Friday, August 21, 2015

I don't live in Blood Gulch.

I've been trying and trying and trying to get the list of study guide and research topics that I wrote in Word to paste over to this format and it always ends up NOT RIGHT AT ALL. Plus I really don't have time to look for so many pictures and a plain list is bor-ing.

I do have other things I have to do today.

Write about someone who is pretending to be someone or something he is not. - The Pocket Muse: Ideas & Inspirations for Writing, Monica Wood

Pretending to be someone or something he OR SHE is not.

Yeah, Imma get pissy with it.

Huh.  A complex topic. Not cooperative with my desire to write something shorter. Really, doesn't almost everyone do this to some degree, pretend at something.

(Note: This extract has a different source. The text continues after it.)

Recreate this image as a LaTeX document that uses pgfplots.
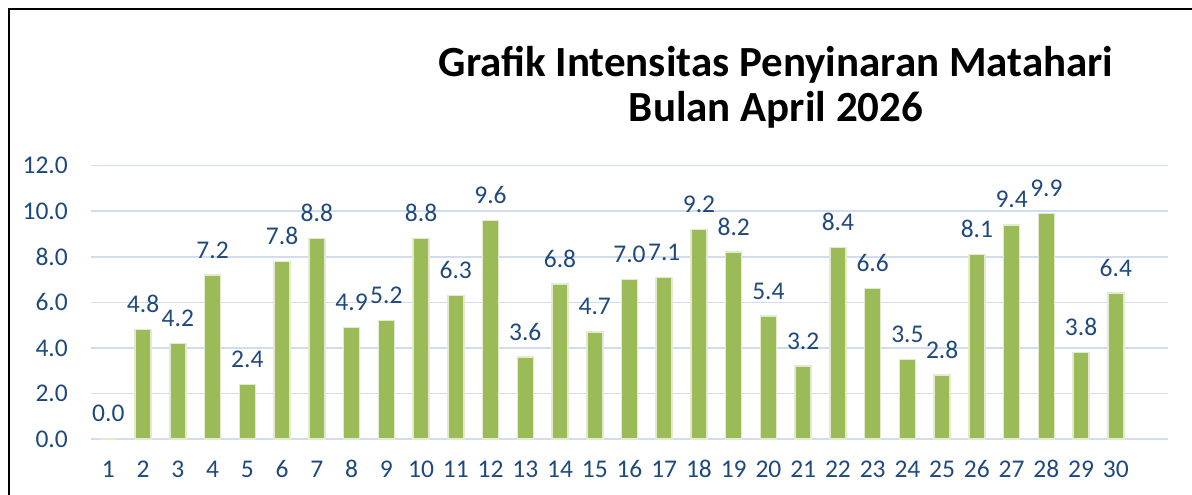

And what does it mean, pretending? Deliberately trying to fool people for personal gain, as in faking credentials? Or faking more interest in a person than you really feel because you want them to have sex with you? A scam artist? What is pretending versus adapting and not telling anyone, forcing yourself to adapt to a situation or situations when being your real self (and thus dealing with people's reactions to this real self) would be more detrimental to your physical and/or mental well being than just chameleoning? (I made a new word. Shut up.) Faking opinions? Faking religion? Faking happiness? Faking interest in completely inane conversation?

Church doesn't pretend.
Pvt. Leonard Church, Red Vs. Blue
Image property of Bungie.
Dialogue property of  Rooster Teeth.
I know I do some of these things. As an extreme introvert, an extremely sarcastic person, and a person with a mood disorder there are many situations that are uncomfortable for me. Or seem just plain ridiculous. Or inane. Or pointless. Or mentally draining.

But how many times have I heard that it seems I don't like people? That I'm stuck up.

Okay, I don't want to think about this anymore. That's my five minutes.